Mehr und mehr etablieren sich die „Abnehmspritzen“, die zunächst in den USA ihren großen Start hatten, rund um die Welt. Aber die Entwicklung schreitet voran und trifft auf einen großen Bedarf in der Bevölkerung.
Diabetes und Fettleibigkeit (Adipositas) rücken verstärkt in das Zentrum des Healthcare-Sektors und das nicht umsonst: Fettleibigkeit ist ein enormes Problem, nicht für die persönliche, sondern auch für die gesellschaftliche Gesundheit. Als Ursache für vielerlei Folgekrankheiten, darunter auch Herz-Kreislauf-Erkrankungen, ist sie eines der größten gesundheitlichen Probleme. Das Phänomen mit den Abnehmspritzen wird deswegen keine vorübergehende Erscheinung sein, sondern ist der Beginn einer chancenreichen Entwicklung.
Laut WHO leiden derzeit etwa 650 Millionen Menschen an Adipositas – bis 2030 könnte diese Zahl auf rund eine Milliarde Menschen anwachsen. Damit würde Adipositas epidemische Zustände erreichen, die die gesellschaftliche Gesundheit noch stärker belasten würden. Dementsprechend dringend nötig ist eine effektive Behandlungsmethode für krankhaftes Übergewicht. Mit ihren jüngst entwickelten Abnehmprodukten profitieren aktuell vor allem zwei Unternehmen: Das dänische Pharmaunternehmen Novo Nordisk ist im Juli zum größten europäischen Unternehmen aufgestiegen, Eli Lilly zum größten US-Pharma-Unternehmen.
Zufällig bei der Diabetes-Forschung entdeckt
Die Abnehmspritzen sind ein eher zufälliges Ergebnis aus der Diabetes-Forschung, helfen aber effizient bei der Bekämpfung von Adipositas: Sowohl das Hungergefühl als auch die Magenentleerung werden durch den Wirkstoff, einen GLP-1-Agonisten, verringert. Darüber hinaus regt er die Bauchspeicheldrüse an, mehr Insulin zu produzieren. GLP steht für „Glucagon-like peptide“ und ahmt die Wirkung körpereigener Hormone nach. Auch bei kardiovaskulären Krankheiten, also zum Beispiel Herzinfarkten, Schlaganfällen oder Herzinsuffizienzen, bei chronischem Nierenversagen oder bei Schlafapnoe können die Spritzen erhebliche Wirkung entfalten, so die aktuellen Studien der beiden Pharmariesen.

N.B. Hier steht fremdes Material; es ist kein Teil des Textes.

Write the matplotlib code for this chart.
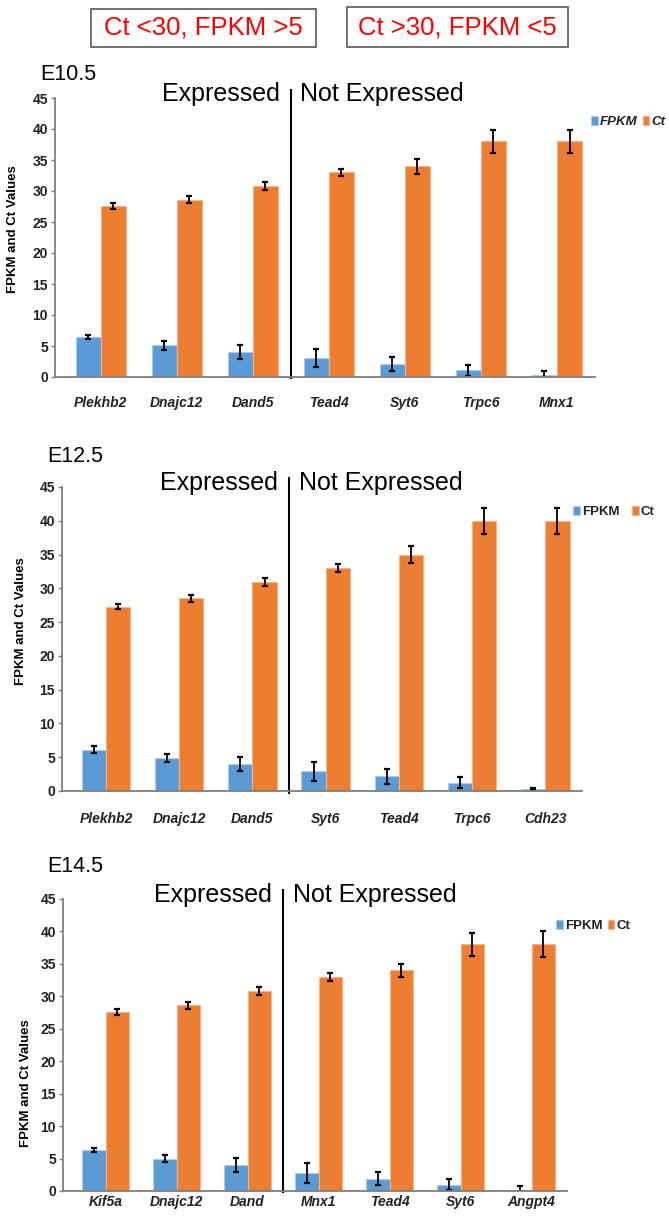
import matplotlib
matplotlib.use("Agg")
import matplotlib.pyplot as plt
from matplotlib.patches import Rectangle

plt.rcParams['font.family'] = ['Liberation Sans', 'DejaVu Sans']

# E10.5
genes_e105 = ['Plekhb2', 'Dnajc12', 'Dand5', 'Tead4', 'Syt6', 'Trpc6', 'Mnx1']
fpkm_e105 = [6.4, 5.1, 4.0, 3.0, 2.1, 1.1, 0.25]
fpkm_err_e105 = [0.3, 0.7, 1.1, 1.45, 1.1, 0.9, 0.7]
ct_e105 = [27.6, 28.6, 30.8, 33.0, 34.0, 38.0, 38.0]
ct_err_e105 = [0.5, 0.6, 0.7, 0.6, 1.2, 1.9, 1.9]

# E12.5
genes_e125 = ['Plekhb2', 'Dnajc12', 'Dand5', 'Syt6', 'Tead4', 'Trpc6', 'Cdh23']
fpkm_e125 = [6.1, 4.9, 4.0, 2.9, 2.2, 1.2, 0.3]
fpkm_err_e125 = [0.5, 0.6, 1.0, 1.4, 1.1, 0.8, 0.1]
ct_e125 = [27.3, 28.5, 31.0, 33.0, 35.0, 40.0, 40.0]
ct_err_e125 = [0.4, 0.5, 0.6, 0.6, 1.2, 1.9, 1.9]

# E14.5
genes_e145 = ['Kif5a', 'Dnajc12', 'Dand', 'Mnx1', 'Tead4', 'Syt6', 'Angpt4']
fpkm_e145 = [6.3, 5.0, 4.0, 2.8, 1.9, 1.0, 0.2]
fpkm_err_e145 = [0.3, 0.6, 1.1, 1.5, 1.0, 0.9, 0.6]
ct_e145 = [27.6, 28.6, 30.8, 33.0, 34.0, 38.0, 38.0]
ct_err_e145 = [0.5, 0.5, 0.6, 0.6, 1.0, 1.8, 2.0]

header_labels = ['Ct <30, FPKM >5', 'Ct >30, FPKM <5']
yticks = list(range(0, 50, 5))

BLUE = '#5B9BD5'
ORANGE = '#ED7D31'
INK = '#222222'

W, H = 669, 1223
fig = plt.figure(figsize=(W / 100, H / 100), dpi=100)


def add_axes_px(left, right, top, bottom):
    """Axes placed by pixel edges (top/bottom measured from the top)."""
    return fig.add_axes([left / W, 1 - bottom / H, (right - left) / W, (bottom - top) / H])


def draw_panel(ax, genes, fpkm, fpkm_err, ct, ct_err, title, title_xy,
               ylab_xy, leg_xy, leg_italic, leg_gap, xpad):
    x = list(range(len(genes)))
    w = 0.33
    err_style = dict(ecolor='black', elinewidth=1.3, capsize=2.2, capthick=1.6)
    ax.bar([i - w / 2 for i in x], fpkm, w, yerr=fpkm_err, color=BLUE,
           edgecolor='#a9cbec', linewidth=0.8, error_kw=err_style, label='FPKM')
    ax.bar([i + w / 2 for i in x], ct, w, yerr=ct_err, color=ORANGE,
           edgecolor='#f5b58c', linewidth=0.8, error_kw=err_style, label='Ct')

    ax.set_xlim(-0.6, 6.5)
    ax.set_ylim(0, 45)
    ax.set_yticks(yticks)
    ax.set_xticks(x)
    ax.set_xticklabels(genes, fontweight='bold', style='italic', fontsize=10, color=INK)
    for lab in ax.get_yticklabels():
        lab.set_fontweight('bold')
        lab.set_fontsize(10)
        lab.set_color(INK)
    ax.tick_params(axis='x', length=0, pad=xpad)
    ax.tick_params(axis='y', length=3, width=1, color='#7f7f7f', pad=2)
    for side in ('top', 'right'):
        ax.spines[side].set_visible(False)
    for side in ('left', 'bottom'):
        ax.spines[side].set_color('#7f7f7f')
        ax.spines[side].set_linewidth(1.3)

    ax.set_ylabel('FPKM and Ct Values', fontsize=9.5, fontweight='bold')
    ax.yaxis.set_label_coords(*ylab_xy)

    # split between expressed and not expressed genes
    ax.axvline(2.5, ymin=-0.005, ymax=1.03, color='black', lw=1.5, clip_on=False)
    ax.annotate('Expressed', xy=(2.5, 1.0), xycoords=('data', 'axes fraction'),
                xytext=(-8, -2), textcoords='offset points', ha='right',
                va='baseline', fontsize=18)
    ax.annotate('Not Expressed', xy=(2.5, 1.0), xycoords=('data', 'axes fraction'),
                xytext=(7, -2), textcoords='offset points', ha='left',
                va='baseline', fontsize=18)

    fig.text(title_xy[0] / W, 1 - title_xy[1] / H, title, fontsize=15.5, va='baseline')

    leg = ax.legend(loc='center right', bbox_to_anchor=leg_xy, ncol=2, frameon=False,
                    handlelength=0.5, handleheight=0.7, handletextpad=0.15,
                    columnspacing=leg_gap, borderpad=0, borderaxespad=0,
                    prop=dict(weight='bold', size=9.5,
                              style='italic' if leg_italic else 'normal'))
    for t in leg.get_texts():
        t.set_color(INK)


# header boxes
for label, (bx0, bx1, by0, by1) in zip(header_labels, [(91, 316, 9, 47), (347, 568, 7, 47)]):
    fig.add_artist(Rectangle((bx0 / W, 1 - by1 / H), (bx1 - bx0) / W, (by1 - by0) / H,
                             transform=fig.transFigure, fill=False,
                             edgecolor='#666666', linewidth=1.3))
    fig.text((bx0 + bx1) / 2 / W, 1 - (by0 + by1) / 2 / H, label, color='red',
             fontsize=18.5, ha='center', va='center')

ax1 = add_axes_px(55, 595, 98, 377)
draw_panel(ax1, genes_e105, fpkm_e105, fpkm_err_e105, ct_e105, ct_err_e105,
           'E10.5', (40, 80), (-0.066, 0.53), (1.13, 0.915), True, 0.4, 14)

ax2 = add_axes_px(62, 582, 487, 791)
draw_panel(ax2, genes_e125, fpkm_e125, fpkm_err_e125, ct_e125, ct_err_e125,
           'E12.5', (47, 462), (-0.067, 0.56), (1.14, 0.918), False, 1.0, 15)

ax3 = add_axes_px(63, 567, 899, 1191)
draw_panel(ax3, genes_e145, fpkm_e145, fpkm_err_e145, ct_e145, ct_err_e145,
           'E14.5', (47, 872), (-0.062, 0.37), (1.125, 0.907), False, 0.4, 3)

fig.savefig('out.png', dpi=100)
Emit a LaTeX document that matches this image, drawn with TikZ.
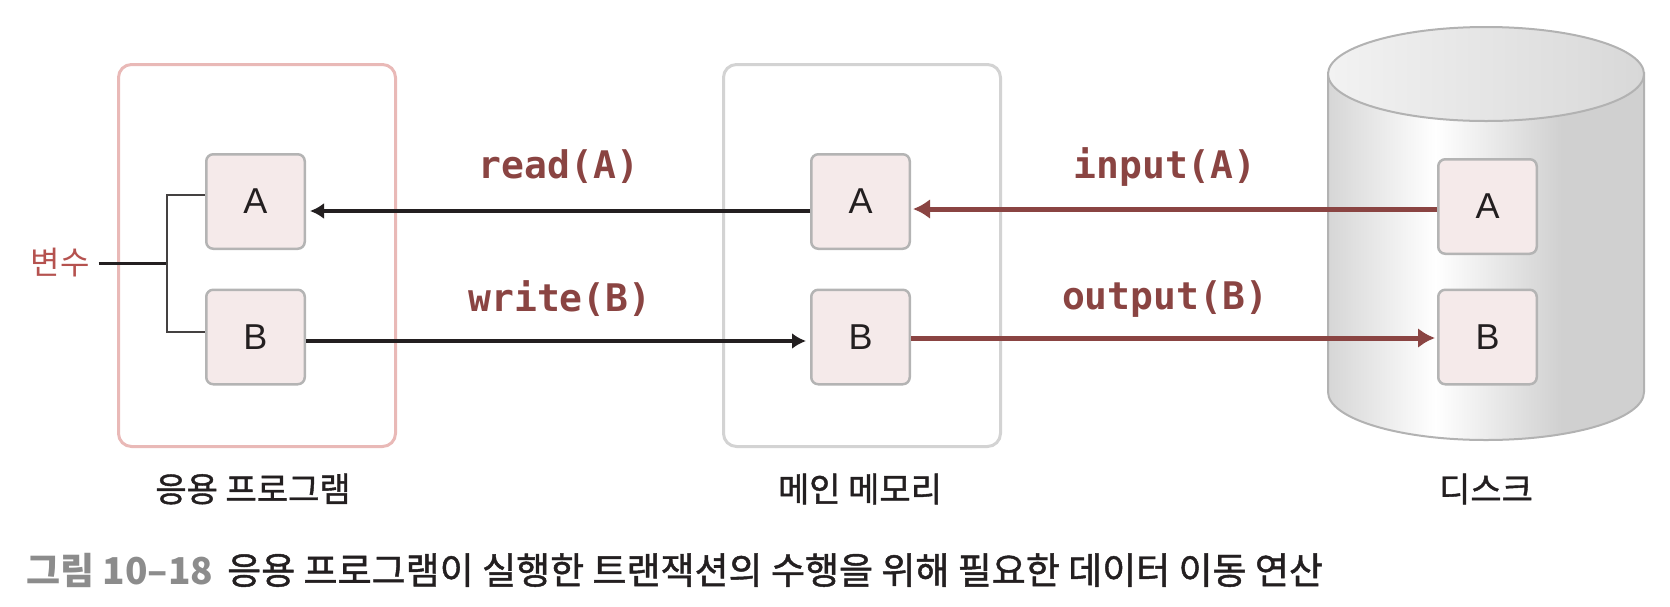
\documentclass[tikz,border=0pt]{standalone}
\usepackage{fontspec}
\setmainfont{Liberation Sans}
\newfontfamily\kr{Noto Sans CJK KR}
\newfontfamily\krm{Noto Sans CJK KR}[FakeBold=1.2]
\newfontfamily\mono{DejaVu Sans Mono}
\usetikzlibrary{arrows.meta}
\definecolor{boxfill}{HTML}{F5EAEA}
\definecolor{cellline}{HTML}{B4B4B4}
\definecolor{pinkline}{HTML}{E9B9B7}
\definecolor{greyline}{HTML}{D3D3D3}
\definecolor{ink}{HTML}{231F20}
\definecolor{rust}{HTML}{8A4442}
\definecolor{varred}{HTML}{B5524F}
\definecolor{capgrey}{HTML}{8C8C8C}
\definecolor{cylL}{HTML}{D6D6D6}
\definecolor{cylR}{HTML}{D0D0D0}
\definecolor{topL}{HTML}{F2F2F2}
\definecolor{topR}{HTML}{D8D8D8}
\definecolor{cylline}{HTML}{B2B2B2}
\pgfdeclarehorizontalshading{cylbody}{100bp}{color(0bp)=(cylL); color(25bp)=(cylL); color(42bp)=(white); color(62bp)=(cylR); color(100bp)=(cylR)}
\pgfdeclarehorizontalshading{cyltop}{100bp}{color(0bp)=(topL); color(25bp)=(topL); color(75bp)=(topR); color(100bp)=(topR)}
\begin{document}
\begin{tikzpicture}[x=1pt,y=1pt,
  cell/.style={draw=cellline, fill=boxfill, line width=2.5pt, rounded corners=7pt,
    minimum width=98.5pt, minimum height=94.5pt, inner sep=0pt,
    font=\fontsize{36}{36}\selectfont, text=ink},
  frame/.style={line width=3pt, rounded corners=13pt, minimum width=277pt, minimum height=382pt, inner sep=0pt},
  lbl/.style={font=\mono\bfseries\fontsize{38}{38}\selectfont, text=rust},
  place/.style={font=\krm\fontsize{34}{34}\selectfont, text=ink},
  blk/.style={draw=ink, line width=4pt, -{Latex[length=14pt,width=16pt]}},
  red/.style={draw=rust, line width=5pt, -{Latex[length=17pt,width=20pt]}},
  brk/.style={draw=ink!85, line width=2pt}
]
\useasboundingbox (0,0) rectangle (1670,-606);
% frames
\node[frame, draw=pinkline] (app) at (257,-255.5) {};
\node[frame, draw=greyline] (mem) at (862,-255.5) {};
% cylinder
\path[shade, shading=cylbody, draw=cylline, line width=2pt]
  (1328,-73) -- (1328,-392) arc[start angle=180,end angle=360,x radius=158pt,y radius=48pt] -- (1644,-73) -- cycle;
\path[shade, shading=cyltop, draw=cylline, line width=2pt]
  (1486,-74) ellipse[x radius=158pt, y radius=47pt];
% cells
\node[cell] (appA) at (255.5,-201.5) {A};
\node[cell] (appB) at (255.5,-337) {B};
\node[cell] (memA) at (860.5,-201.5) {A};
\node[cell] (memB) at (860.5,-337) {B};
\node[cell] (diskA) at (1487.5,-206.5) {A};
\node[cell] (diskB) at (1487.5,-337) {B};
% variable bracket
\node[font=\kr\fontsize{32}{32}\selectfont, text=varred, inner sep=0pt] (var) at (60,-263) {변수};
\coordinate (br) at (167,-263);
\draw[draw=ink, line width=3pt] ([xshift=9pt]var.east) -- (br);
\draw[brk] (br) |- ([yshift=6.5pt]appA.west);
\draw[brk] (br) |- ([yshift=5pt]appB.west);
% arrows
\draw[blk] ([yshift=-9.5pt]memA.west) -- ([yshift=-9.5pt,xshift=4pt]appA.east);
\draw[blk] ([yshift=-4pt]appB.east) -- ([yshift=-4pt,xshift=-4pt]memB.west);
\draw[red] ([yshift=-2.5pt]diskA.west) -- ([yshift=-7.5pt,xshift=2pt]memA.east);
\draw[red] ([yshift=-1pt]memB.east) -- ([yshift=-1pt,xshift=-2pt]diskB.west);
% labels
\node[lbl] (rd) at (559,-167) {read(A)};
\node[lbl] (wr) at (560,-299) {write(B)};
\node[lbl] (in) at (1165,-167) {input(A)};
\node[lbl] (out) at (1165,-299) {output(B)};
\node[place] (appL) at (253,-489) {응용 프로그램};
\node[place] (memL) at (860,-489) {메인 메모리};
\node[place] (diskL) at (1486,-489) {디스크};
% caption
\node[anchor=west, inner sep=0pt, font=\fontsize{37}{37}\selectfont] (cap) at (26,-570)
  {{\kr\bfseries\color{capgrey}그림 10–18}\hspace{14pt}{\krm\color{ink}응용 프로그램이 실행한 트랜잭션의 수행을 위해 필요한 데이터 이동 연산}};
\end{tikzpicture}
\end{document}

Aktuell werden erst ca. fünf Prozent der adipösen Patienten in den USA mit Medikamenten von Eli Lilly oder Novo Nordisk behandelt, international sind es deutlich weniger. Dennoch stiegen die Verschreibungen für Diabetes- und Adipositas-Medikamente im ersten Halbjahr stark an und erzielten teilweise allein zwischen dem ersten und dem zweiten Quartal Zuwächse von mehr als 50 Prozent. Eli Lilly und Novo Nordisk sind mit einer schon vorangeschrittenen Forschung und Entwicklung die Hauptprofiteure dieser neuen Ausrichtung des Pharmasektors.
Fettleibigkeit ist ein Wachstumsmarkt
Obwohl die Produkte in den Kinderschuhen stecken und ihr vollständiges Wirkspektrum erst noch erforscht wird, schätzt Goldman Sachs den Markt für Adipositas-Medikamente in 2024 auf knapp 14 Milliarden US-Dollar. Zusätzlich rechnet die Investmentbank mit einem Wachstum auf mehr als 130 Milliarden US-Dollar bis 2030 – es handelt sich um einen Markt mit ungeheurem Wachstumspotenzial, von dem andere Pharma-Unternehmen ihren Teil abhaben wollen. Zumindest kurz- und mittelfristig brauchen sich Eli Lilly und Novo Nordisk keine Sorgen zu machen: Mit großen Investitionen in Produktionskapazitäten, einer sehr breiten Entwicklungspipeline und einem Vorsprung in der Entwicklung haben beide Unternehmen aktuell die Nase vorn.